The Springs of Enchantment — Climbing and Exploration in Patagonia

Publication Year: 1982.

The Springs of Enchantment—Climbing and Exploration in Patagonia. John Earle. Hodder and Stoughton, London, 1981. 191 pages, black and white illustrations, maps. £7.95.

Though written in 1980, The Springs of Enchantment is like a book from the past. In character it belongs more to the now classic group of climbing autobiographies and expedition narratives published in Britain in the 1960s, than the super-glossy expedition portfolios so in vogue today.

Interesting indeed. The book describes two expeditions to Tierra del Fuego that are separated by sixteen years. In the first, in 1963, the author, an aspiring young film maker, accompanied the legendary Eric Shipton on climbing and exploration trips to two areas of that remote and mysterious land. They set off, with Jack Ewer, by boat and foot to explore and climb the elusive Mount Burney, rumored to be a recently active volcano. In actuality, they were able only to circumnavigate the mountain, gaining tantalizing views of its upper reaches through the clouds; yet, Shipton seemed as pleased with this journey as with any summit. Returning from that arduous trek, they moved farther south to the Darwin Range near the Beagle Channel where, accompanied by Peter Bruchhausen and Claudio Cortez, they continued the explorations begun a year earlier by Shipton, and recorded the first ascents of both Monte Bové and Monte Francés.

After Shipton’s death in 1976, the second expedition covered in this volume was conceived to be both a tribute to him and a continuation of his explorations of the Fuegian wilderness. Earle, by then a seasoned world traveller and documentary film producer, returned to Tierra del Fuego in 1979 where, accompanied by three young rock climbers from England, Iain Peters, Dave Harbor, and Don Sargeant, he hoped to continue where Shipton and he had left off in the Darwin Range: exploring the untravelled glaciers east of Monte Bové and climbing the unclimbed Monte Roncagli, an impressive peak first sighted from the summit of Bové.

Interesting contrasts are provided by these two expeditions to the same area, but widely separated in time. The first, inspired by Shipton’s genius, produced seemingly marvelous discoveries at every turn. The second, lacking that unifying vision, was, in a more modern mode, almost splintered by the disparate goals of its members. These contrasts highlight some of the profound changes that had occurred in mountaineering in the ensuing years and bring into focus the consequences of mountaineering’s ever-increasing professionalism: wonder and awe at the great mountains and wild places of the earth seem steadily replaced by career pressures and hard climbers’ insistent needs for success.

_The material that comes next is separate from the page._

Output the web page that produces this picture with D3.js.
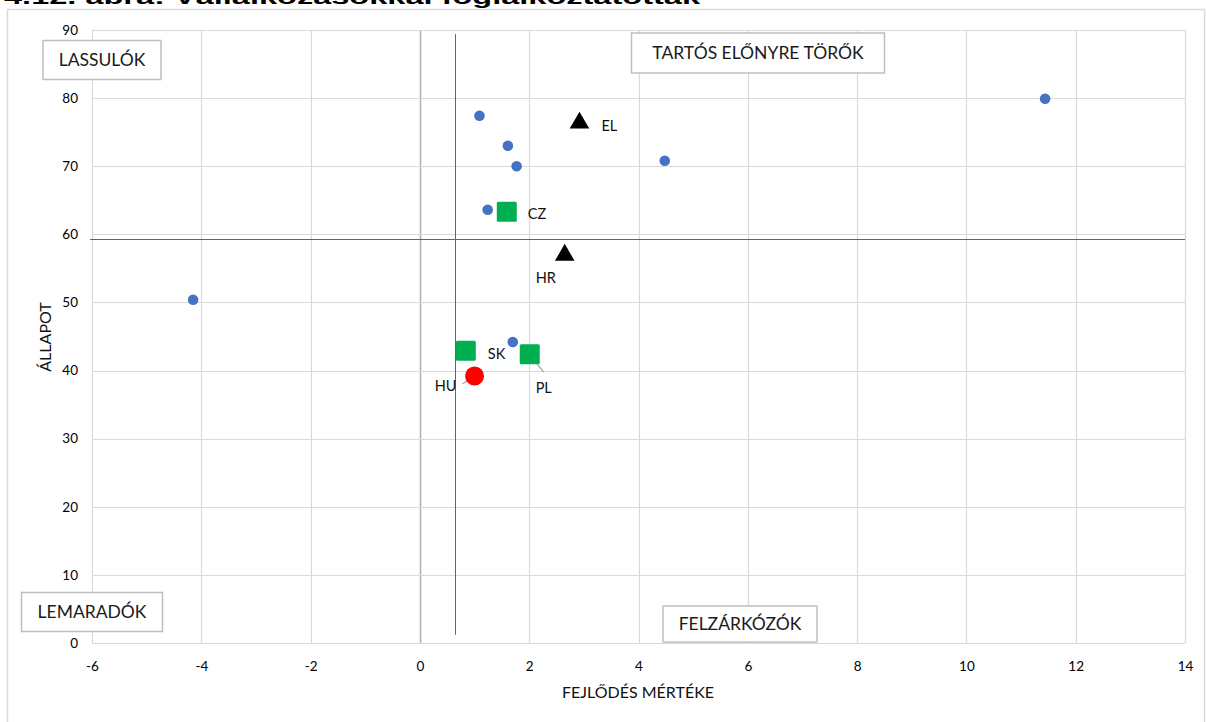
<!DOCTYPE html>
<html lang="hu">
<head>
<meta charset="UTF-8">
<script src="https://d3js.org/d3.v7.min.js"></script>
<style>
  body { margin: 0; background: #fff; }
  svg { display: block; font-family: Lato, "Open Sans", sans-serif; }
</style>
</head>
<body>
<script>
// data
const xTicks = [-6, -4, -2, 0, 2, 4, 6, 8, 10, 12, 14];
const yTicks = [0, 10, 20, 30, 40, 50, 60, 70, 80, 90];

// unlabelled countries (blue dots)
const dotX = [1.09, 1.61, 1.77, 4.48, 11.44, 1.24, -4.15, 1.70];
const dotY = [77.4, 73.0, 70.0, 70.8, 79.9, 63.6, 50.4, 44.2];

// triangles
const triNames = ["EL", "HR"];
const triX = [2.92, 2.65];
const triY = [76.5, 57.1];

// squares
const sqNames = ["CZ", "SK", "PL"];
const sqX = [1.59, 0.84, 2.01];
const sqY = [63.3, 42.9, 42.4];

// Hungary
const huName = ["HU"];
const huX = [1.0];
const huY = [39.2];

// average lines
const avgX = 0.65;
const avgY = 59.3;

const quadrants = ["LASSULÓK", "TARTÓS ELŐNYRE TÖRŐK", "LEMARADÓK", "FELZÁRKÓZÓK"];

const titleText = "4.12. ábra: Vállalkozásokkal foglalkoztatottak";

// layout
const w = 1206, h = 722;
const plotL = 92, plotR = 1185, plotT = 30, plotB = 643;

const svg = d3.select("body").append("svg")
  .attr("width", w).attr("height", h);

// title, cut at the top edge like the original
svg.append("text")
  .attr("x", 4).attr("y", 4)
  .attr("textLength", 696)
  .attr("lengthAdjust", "spacingAndGlyphs")
  .style("font-family", "'Liberation Sans', Arial, sans-serif")
  .style("font-weight", "bold")
  .style("font-size", "21px")
  .attr("fill", "#000")
  .text(titleText);

// chart frame
svg.append("rect")
  .attr("x", 7.5).attr("y", 9.5)
  .attr("width", 1197).attr("height", 730)
  .attr("fill", "none").attr("stroke", "#d9d9d9").attr("stroke-width", 1.5);

const x = d3.scaleLinear().domain([-6, 14]).range([plotL, plotR]);
const y = d3.scaleLinear().domain([0, 90]).range([plotB, plotT]);

// gridlines
const grid = svg.append("g");
grid.selectAll("line.v").data(xTicks).join("line")
  .attr("class", "v")
  .attr("x1", d => Math.round(x(d)) + 0.5).attr("x2", d => Math.round(x(d)) + 0.5)
  .attr("y1", plotT).attr("y2", plotB)
  .attr("stroke", d => d === 0 ? "#b4b4b4" : "#d9d9d9")
  .attr("stroke-width", d => d === 0 ? 1.6 : 1.2);
grid.selectAll("line.h").data(yTicks).join("line")
  .attr("class", "h")
  .attr("y1", d => Math.round(y(d)) + 0.5).attr("y2", d => Math.round(y(d)) + 0.5)
  .attr("x1", plotL).attr("x2", plotR)
  .attr("stroke", "#d9d9d9")
  .attr("stroke-width", 1.2);

// axes (labels only, Excel style, plain hyphen for negatives)
const xAxis = d3.axisBottom(x).tickValues(xTicks).tickSize(0).tickPadding(18)
  .tickFormat(d => String(d));
svg.append("g")
  .attr("transform", `translate(0,${plotB})`)
  .call(xAxis)
  .call(g => g.select(".domain").remove())
  .selectAll("text")
  .style("font-family", "Lato, sans-serif")
  .style("font-size", "13.5px")
  .attr("fill", "#000");

const yAxis = d3.axisLeft(y).tickValues(yTicks).tickSize(0).tickPadding(14)
  .tickFormat(d => String(d));
svg.append("g")
  .attr("transform", `translate(${plotL},0)`)
  .call(yAxis)
  .call(g => g.select(".domain").remove())
  .selectAll("text")
  .style("font-family", "Lato, sans-serif")
  .style("font-size", "13.5px")
  .attr("fill", "#000");

// axis titles
svg.append("text")
  .attr("x", 638).attr("y", 698)
  .attr("text-anchor", "middle")
  .style("font-size", "16px").attr("fill", "#111")
  .text("FEJLŐDÉS MÉRTÉKE");

svg.append("text")
  .attr("transform", "translate(51,337) rotate(-90)")
  .attr("text-anchor", "middle")
  .style("font-size", "16px").attr("fill", "#111")
  .text("ÁLLAPOT");

// average lines
svg.append("line")
  .attr("x1", Math.round(x(avgX)) + 0.5).attr("x2", Math.round(x(avgX)) + 0.5)
  .attr("y1", y(89.4)).attr("y2", y(1.2))
  .attr("stroke", "#4f6796").attr("stroke-width", 1);
svg.append("line")
  .attr("x1", plotL - 2).attr("x2", plotR)
  .attr("y1", Math.round(y(avgY)) + 0.5).attr("y2", Math.round(y(avgY)) + 0.5)
  .attr("stroke", "#4f6796").attr("stroke-width", 1);

// quadrant label boxes
const boxes = [
  { cx: 102, cy: 60, w: 118, h: 39 },
  { cx: 758, cy: 53, w: 253, h: 40 },
  { cx: 92, cy: 612, w: 141, h: 39 },
  { cx: 740, cy: 624, w: 154, h: 36 }
];
const qb = svg.append("g").selectAll("g").data(quadrants).join("g")
  .attr("transform", (d, i) => `translate(${boxes[i].cx},${boxes[i].cy})`);
qb.append("rect")
  .attr("x", (d, i) => -boxes[i].w / 2).attr("y", (d, i) => -boxes[i].h / 2)
  .attr("width", (d, i) => boxes[i].w).attr("height", (d, i) => boxes[i].h)
  .attr("fill", "#fff").attr("stroke", "#bfbfbf").attr("stroke-width", 1.5);
qb.append("text")
  .attr("text-anchor", "middle").attr("dy", "0.36em")
  .style("font-size", "17.5px").attr("fill", "#1a1a1a")
  .text(d => d);

// blue dots
svg.append("g").selectAll("circle").data(dotX).join("circle")
  .attr("cx", d => x(d))
  .attr("cy", (d, i) => y(dotY[i]))
  .attr("r", 5.3)
  .attr("fill", "#4472c4");

// leader lines (HU, PL)
svg.append("line")
  .attr("x1", x(huX[0]) - 12).attr("y1", y(huY[0]) + 8)
  .attr("x2", x(huX[0]) - 2).attr("y2", y(huY[0]) + 1)
  .attr("stroke", "#a6a6a6").attr("stroke-width", 1.2);
const plI = sqNames.indexOf("PL");
svg.append("line")
  .attr("x1", x(sqX[plI]) + 1).attr("y1", y(sqY[plI]) + 2)
  .attr("x2", x(sqX[plI]) + 14).attr("y2", y(sqY[plI]) + 18)
  .attr("stroke", "#a6a6a6").attr("stroke-width", 1.2);

// green squares
svg.append("g").selectAll("rect").data(sqX).join("rect")
  .attr("x", d => x(d) - 10)
  .attr("y", (d, i) => y(sqY[i]) - 10)
  .attr("width", 20).attr("height", 20)
  .attr("rx", 1.5)
  .attr("fill", "#00b050");

// triangles
svg.append("g").selectAll("path").data(triX).join("path")
  .attr("d", d3.symbol().type(d3.symbolTriangle).size(165))
  .attr("transform", (d, i) => `translate(${x(d)},${y(triY[i]) + 1})`)
  .attr("fill", "#000");

// Hungary
svg.append("circle")
  .attr("cx", x(huX[0])).attr("cy", y(huY[0]))
  .attr("r", 9.5)
  .attr("fill", "#ff0000");

// point labels
const labelOff = {
  EL: [22, 4, "start"], HR: [-19, 24, "middle"],
  CZ: [21, 2, "start"], SK: [22, 3, "start"], PL: [14, 34, "middle"],
  HU: [-18, 10, "end"]
};
const labels = [];
triNames.forEach((n, i) => labels.push({ n, px: x(triX[i]), py: y(triY[i]) }));
sqNames.forEach((n, i) => labels.push({ n, px: x(sqX[i]), py: y(sqY[i]) }));
huName.forEach((n, i) => labels.push({ n, px: x(huX[i]), py: y(huY[i]) }));

svg.append("g").selectAll("text").data(labels).join("text")
  .attr("x", d => d.px + labelOff[d.n][0])
  .attr("y", d => d.py + labelOff[d.n][1])
  .attr("dy", "0.36em")
  .attr("text-anchor", d => labelOff[d.n][2])
  .style("font-size", "14.5px").attr("fill", "#111")
  .text(d => d.n);
</script>
</body>
</html>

This book is suffused with nostalgia: for one’s own youth and its limitless horizons and for the youth of mountaineering when the blank spaces on a map were a call to an explorer’s spirit—the romanticism so embodied by Shipton, who emerges from this brief portrait as a fascinating and unique individual. A veteran world explorer, he remarks to his companion during the takeoff from London for Patagonia, “By the way, have we any tents? I think I may have left one down in Punta Arenas.” Shipton, Earle remarks, had more important things to think about when planning an expedition than his tent. What those things were, however, we are left only to guess.

In this age of the “in-depth psychological school” of expedition reportage, Earle’s style, born as it is of the “British Understatement School” of mountaineering prose, feels at first like a breath of fresh air. Men are, after all, only men and will at times act unpleasantly or disagree, and Earle seems to accept this in himself and others with maturity and equanimity. He writes clearly and concisely of his adventures in the wilds: whether investigating the background of some of the hardy early settlers in the area, observing the Stone Age Alacaluf indians, watching the spellbinding flight of an Andean condor, or experiencing the hell-born fury of a fullblown Patagonian storm, he shows both a sharp eye for detail and humor.

Yet, it’s typical of this genre of writing that its strength is also the source of its weaknesses. The insistence on understatement, brevity, and stoicism leaves one at times wishing for more: more detail, more motive and more involvement from the author in the people and things he passes over so quickly and precisely.

Nevertheless, Earle tells a good yarn, that is at times witty, funny, gripping, and poignant. He emerges from his second journey to Tierra del Fuego as a fellow romantic to Shipton, not a modern-day careerist type. His love is clearly for the mountains and wild places, not for his own accomplishments there.